You know that the metro Atlanta effort to pass next year’s transit sales tax struck something of a sandbar earlier this month, when the campaign’s top political strategist, Glenn Totten, abandoned the project. Possibly with some encouragement.
A retooling is underway. Right now, Paul Bennecke, the former political director for the Republican Governors Association, is the only name of note attached to that campaign effort, which is being financed by the Metro Atlanta Chamber.
An overlapping $3 million statewide effort – remember that counties will be grouped into a dozen regional tax conclaves – is being underwritten by the Georgia Chamber of Commerce, which on Wednesday announced one of the most carefully balanced political teams we’ve ever seen.
Talk about your lions and lambs bedding down together:
– Heath Garrett, principal political strategist with the Stephens and Schriefer Group, is a former chief of staff for U.S. Sen.
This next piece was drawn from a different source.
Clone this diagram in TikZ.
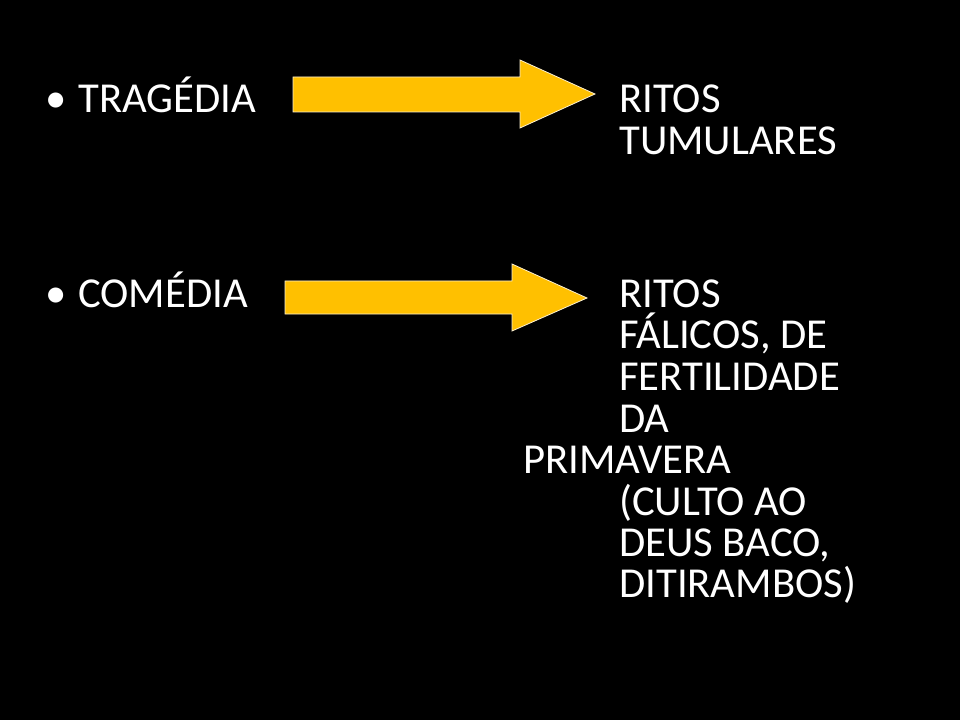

Johnny Isakson;
– Chris Carpenter, the campaign manager for Roy Barnes’ 2010 gubernatorial campaign and founder of the Peachtree Battle Group;
– Chip Lake, a political consultant with Glendale Strategies, was only recently chief of staff to U.S. Rep. Lynn Westmoreland;
– And Cabral Franklin, the son of the late political strategist David Franklin and former Atlanta mayor Shirley Franklin. Cabral Franklin was involved in the state Democratic party’s 2010 turnout effort directed at African-Americans.
But wait – there’s more. The statewide operation, aimed at second-tier cities such as Savannah, Valdosta, Macon and Columbus, will have two pollsters.
One is John McLaughlin, CEO and partner of McLaughlin & Associates, who just happened to handle polling for Republican candidate Nathan Deal last year.
The other pollster is Cornell Belcher, president of Brilliant Corners Research and Strategies, who ran numbers for Kasim Reed during his 2009 race for mayor of Atlanta – and, in 2008, some guy named Obama.
Iowa may have its fried butter on a stick, but Georgia has something better: eggsicles. Here’s a snap of Robert Howell, president of the Georgia Egg Commission, hawking the latest trend in on-the-go dining at the state Capitol. Patent pending.
Researchers now understand why the center does not hold in American politics. Because extremism is cheaper.
In a just released paper, the Progressive Policy Institute took a liberal look at the situation. Among the findings:
Blue Dogs, New Democrats and their opponents spent an average of $3.3 million on their campaigns, compared to an average of $1.6 million spent by candidates and opponents in Progressive Caucus districts. Not only did moderate candidates spend more to defend their seats, they faced better-financed challengers.
This probably comes as no surprise to U.S. Rep. John Barrow of Savannah, the last white Democrat from the Deep South in Congress. And no doubt we would see the same dynamic on the conservative side.
Over at Larry Sabato’s Crystal Ball, Kyle Kondik has this interesting thought about Texas Gov. Rick Perry’s suggestion that Federal Reserve head Ben Bernanke might deserve a necktie party:
Effectively threatening violence against the chairman of the Federal Reserve drew a rebuke from Bush political svengali Karl Rove and others. Even Virginia Gov. Bob McDonnell, newly minted as the chairman of the Republican Governors Association thanks to former Chairman Perry’s presidential bid, said that he “might have said it a little bit differently.”
Perry’s Federal Reserve comments are notable for another reason: They are the clearest signal that the campaign of this race’s forgotten man, Ron Paul, might be having its desired effect: bringing the longtime congressman’s ideas on monetary policy and maybe — maybe — his dovish stance on war and peace closer to the mainstream.
In Concord, N.H., on Wednesday, Paul himself was thinking the same thing. From Politico.com:
“Now they have this other governor, I can’t remember his name,” Paul joked. “He realizes that talking about the Fed is good, too. But I’ll tell you what, he makes me sound like a moderate. I have never once said Bernanke has committed treason. But I have suggested very strongly that the Federal Reserve system and all the members have been counterfeiters for a long time.”